A popular literary figure who lived and died embodying these principles is Yukio Mishima. Although in no way associated with the Traditionalist school and more of an intellectual than a strict metaphysician, Mishima sought the revival of the Samurai “Tradition” and attempted to live his life by the code and ethics described in the Hagakure, despite his living in an era far more decadent and removed from Tradition than the one Hagakure’s writer, Yamamoto Tsunetomo, lived in and sought to overcome.

Mishima famously committed suicide in the traditional Seppuku way after taking several capitalist governmental figures hostage. Mishima’s obsession with death and his suicide can be interpreted as conformance with the Hagakure’s dictate that the Samurai “decide to die” and the advice that it should probably be done before old age because by that time one would likely have little reason to continue living. Mishima’s suicide should also be seen as an expression of the pure act though.

Scorning modern man’s and Japan’s loss of tradition and contempt for the body, Mishima died not as a martyr for his cause and much less a savior for his people, but instead, he died in service to the pure idea. Mishima overcame petty individuality and in his act died as a Samurai. Mishima himself wrote that he wished to “achieve pure action that admitted of no imagination, either by the self or by others” in Sun and Steel. Mishima clearly acquired Being in its actual sense while making death his heroic pleasure.

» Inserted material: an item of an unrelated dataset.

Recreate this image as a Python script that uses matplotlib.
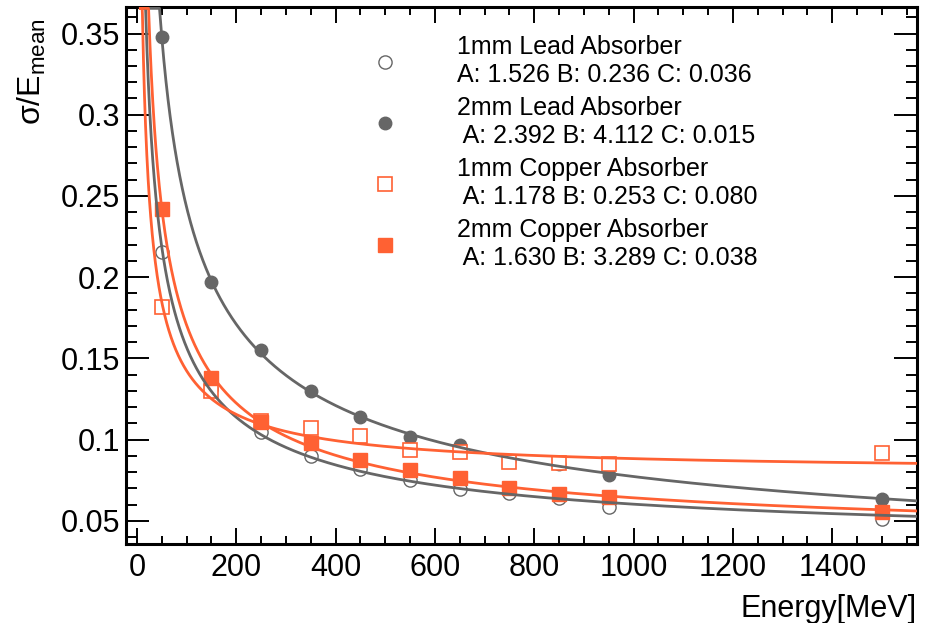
import matplotlib
matplotlib.use('Agg')
import matplotlib.pyplot as plt
from matplotlib.ticker import MultipleLocator, FormatStrFormatter
import numpy as np

plt.rcParams['font.family'] = ['Liberation Sans', 'DejaVu Sans']
plt.rcParams['mathtext.fontset'] = 'custom'
plt.rcParams['mathtext.rm'] = 'Liberation Sans'
plt.rcParams['mathtext.it'] = 'Liberation Sans:italic'

# beam energies [MeV]
energy = [50, 150, 250, 350, 450, 550, 650, 750, 850, 950, 1500]

# sigma/E_mean
lead_1mm = [0.2156, 0.131, 0.1048, 0.0898, 0.0816, 0.0751, 0.0695, 0.0672, 0.0640, 0.0587, 0.0510]
lead_2mm = [0.348, 0.197, 0.155, 0.130, 0.1137, 0.1017, 0.0966, 0.0869, 0.0851, 0.0779, 0.0634]
copper_1mm = [0.1818, 0.130, 0.1116, 0.1069, 0.1022, 0.0935, 0.0925, 0.0860, 0.0855, 0.0847, 0.0917]
copper_2mm = [0.2419, 0.1377, 0.1110, 0.0980, 0.0874, 0.0812, 0.0761, 0.0703, 0.0665, 0.0649, 0.0552]

# fit parameters  sigma/E = sqrt(A^2/E + B^2/E^2 + C^2)
fit_A = [1.526, 2.392, 1.178, 1.630]
fit_B = [0.236, 4.112, 0.253, 3.289]
fit_C = [0.036, 0.015, 0.080, 0.038]

names = ['1mm Lead Absorber', '2mm Lead Absorber', '1mm Copper Absorber', '2mm Copper Absorber']
par_text = ['A: 1.526 B: 0.236 C: 0.036', ' A: 2.392 B: 4.112 C: 0.015',
            ' A: 1.178 B: 0.253 C: 0.080', ' A: 1.630 B: 3.289 C: 0.038']

gray = '#666666'
orange = '#ff6133'

xlim = (-22, 1570)
ylim = (0.0355, 0.3665)

fig = plt.figure(figsize=(9.26, 6.23), dpi=100)
ax = fig.add_axes([0.136, 0.1263, 0.854, 0.8629])

series = [lead_1mm, lead_2mm, copper_1mm, copper_2mm]
styles = [
    dict(marker='o', ms=9.5, mfc='white', mec=gray, mew=1.0),
    dict(marker='o', ms=9.0, mfc=gray, mec=gray, mew=1.0),
    dict(marker='s', ms=9.5, mfc='white', mec=orange, mew=1.2),
    dict(marker='s', ms=9.5, mfc=orange, mec=orange, mew=1.0),
]
colors = [gray, gray, orange, orange]

handles = []
for vals, st in zip(series, styles):
    h, = ax.plot(energy, vals, ls='none', zorder=2, **st)
    handles.append(h)

E = np.linspace(7, xlim[1], 3000)
for A, B, C, col in zip(fit_A, fit_B, fit_C, colors):
    f = np.sqrt(A**2 / E + B**2 / E**2 + C**2)
    f = np.minimum(f, ylim[1] - 0.001)
    ax.plot(E, f, color=col, lw=2.0, zorder=3)

ax.set_xlim(*xlim)
ax.set_ylim(*ylim)

ax.xaxis.set_major_locator(MultipleLocator(200))
ax.xaxis.set_minor_locator(MultipleLocator(50))
ax.yaxis.set_major_locator(MultipleLocator(0.05))
ax.yaxis.set_minor_locator(MultipleLocator(0.01))
ax.yaxis.set_major_formatter(FormatStrFormatter('%g'))

ax.tick_params(which='both', direction='in', top=True, right=True, width=1.4)
ax.tick_params(axis='x', which='major', length=11.5, labelsize=22, pad=6)
ax.tick_params(axis='x', which='minor', length=5.8)
ax.tick_params(axis='y', which='major', length=16.5, labelsize=22, pad=4)
ax.tick_params(axis='y', which='minor', length=8)
for sp in ax.spines.values():
    sp.set_linewidth(2.2)

ax.set_xlabel('Energy[MeV]', fontsize=22, loc='right', labelpad=8)
ax.set_ylabel(r'σ/E$_{\rm mean}$', fontsize=23, loc='top')
ax.yaxis.set_label_coords(-0.098, 0.979)

labels = [n + '\n' + p for n, p in zip(names, par_text)]
ax.legend(handles, labels, loc='upper left', bbox_to_anchor=(0.299, 0.966),
          frameon=False, fontsize=18, handlelength=1.0, handletextpad=2.38,
          labelspacing=0.37, borderaxespad=0)

plt.savefig('out.png', dpi=100)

Throughout Mishima’s text, other Traditional attitudes can be observed. Mishima explains that the “glorification of individual style in literature” is “no more than a beautiful ‘perversion of words’.” Here, Guenon’s observation that art is first reduced to Quantity through the introduction of “individuality” is seen.

Mishima also saw a universality in man from what was highest in him as opposed to the lowest. Despising the frailty of his youth, Mishima used body building to strip “my muscles of their unusualness and individuality.” Doing this, he realized “the triumph of knowing that one was the same as others.” Using both words and muscles, Mishima did not deny his individuality or being, but achieved the supra-individuality Evola referred to. He used both to “universalize my own individuality” and created a “general pattern in which individual differences ceased to exist.”

Mishima undoubtedly captures the spirit of the warrior in Sun and Steel, but he also has the powers of the spiritual/intellectual class as well. He would fit the mold of Evola’s conception of the early Brahmin. Mishima himself stated that contemplation to the point of discounting the body leads to a “steadily perverted and altered reality.” Instead, through an asceticism of strength, Mishima claimed to have found “a reality that rejected all attempts to make it abstract… that flatly rejected all expression of phenomena by resort to abstraction.”

Here, the problem of the modern notion of spirituality as abstract, renouncing, and soft is solved. Like Buddha, Mishima combated the infernal becoming of the Kali Yuga by developing a spirituality that sought direct contact with reality, overcoming what he saw as the nihilism of this state by living a philosophy of steel and pure action.